Storing apps on the memory card frees up phone storage, but slows the apps down. I wish they would just give us more app space on the phone. I'm not an app-oholic though. I only install apps that I use at least three or more days a week, and uninstall other apps such as games when I'm done playing them.

Those apps are ALREADY on your phone, this will actually give you more choice since you will be the one downloading the app or not, but you really don't "loose" anything storage wise

Another thing to realize is that when Google removes the app from the OS space, the app storage space increases since the OS has a smaller footprint. This makes it much easier to upgrade the app since it's in the writable location. When you upgrade the app, the only app storage space you'll lose (or gain) is the size difference between the old version and the new version of the app, just like any other app you upgrade on your device.

All I can say is it's about time. Paying that much for a phone and having to wait for it to even be up to date is ridiculous from a consumer's perspective. Luckily I love my new phone and it's definitely the best one I've ever owned.

Simply removing core apps may only have a small affect on the time it takes for the carriers/manufacturers to push out updates due to them not needing to test the core apps, as mentioned in the article already.

Being a developer i can see a better direction that would make even more sense. I cant totally say this would work being android is an embedded system, so anyone that has experience with them your thoughts are welcome. But to me it would make more sense if Google were able to get Android to a point where the development efforts of the carriers/manufacturers was focused completely on the direct communication drivers that sit between the OS and the hardware itself. Similar to how a desktop environment works (same OS just utilizing a set of drivers for the specific hardware).

This would definitely give the Android code more of a service/provider model where the manufacturer would just create a provider for the specific hardware. To make a hardware keyboard work you need a keyboard provider that implements functionality x, y, and z, etc.

Of course something like this would only work for those manufacturers that choose to release a device using plain vanilla android and not for those that customize (Sense, MotoBLUR, etc).

How great would it be at that point where you could get your updates straight from Google and always be able to get your eager hands on the latest/greatest.

Both measures will definitely help to decelerate the rate of the platform fragmentation. We have to see the face value of the proposition though.

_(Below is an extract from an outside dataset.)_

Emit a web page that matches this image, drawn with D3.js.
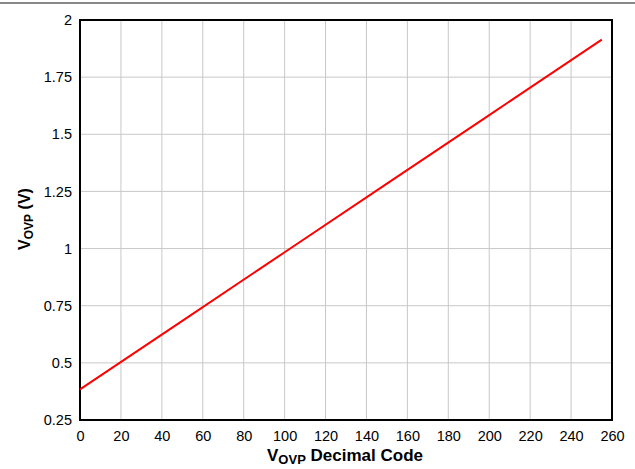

The steps Google is about to take will make it easier for phone manufacturers and network carriers to upgrade the pre-installed Android software, which is great. An upgrade is still going to be a major undertaking for all the parties involved and there will still be a lot left behind after each major platform release.

There are other dimensions of the fragmentation such as multiple platform flavors, several screen resolutions, inadequate paid apps support worldwide, that are not going to be addressed by the outlined approach.

Slowing down the pace of platform development and externalizing non-core components are good but insufficient measures. To address the issue at its core Google needs to correlate and coordinate its technical effort with a sound marketing and sales strategy.

Kind regards,
Borys Burnayev
actioncomplete.com
GTD for Android and Web

Both measures will definitely help to decelerate the rate of the platform fragmentation. We have to see the face value of the proposition though.

The steps Google is about to take will make it easier for phone manufacturers and network carriers to upgrade the pre-installed Android software, which is great. An upgrade is still going to be a major undertaking for all the parties involved and there will still be a lot left behind after each major platform release.

There are other dimensions of the fragmentation such as multiple platform flavors, several screen resolutions, inadequate paid apps support worldwide, that are not going to be addressed by the outlined approach.

Slowing down the pace of platform development and externalizing non-core components are good but insufficient measures. To address the issue at its core Google needs to correlate and coordinate its technical effort with a sound marketing and sales strategy.

Kind regards,
Borys Burnayev
actioncomplete.com
GTD for Android and Web

Now they just need need to make htc, moto, dell, sony, etc. put blur, sense, etc. on the market and upgrades will be nexus one style.

Both measures will definitely help to decelerate the rate of the platform fragmentation. We have to see the face value of the proposition though.

The steps Google is about to take will make it easier for phone manufacturers and network carriers to upgrade the pre-installed Android software, which is great. An upgrade is still going to be a major undertaking for all the parties involved and there will still be a lot left behind after each major platform release.

There are other dimensions of the fragmentation such as multiple platform flavors, several screen resolutions, inadequate paid apps support worldwide, that are not going to be addressed by the outlined approach.

Slowing down the pace of platform development and externalizing non-core components are good but insufficient measures. To address the issue at its core Google needs to correlate and coordinate its technical effort with a sound marketing and sales strategy.

Kind regards,
Borys Burnayev
actioncomplete.com
GTD for Android and Web

All I can say is it's about time. This is the one major area that Google is still lagging behind Apple in. I know all the blame doesn't fall on them, but the communication with customers has been pretty horrible.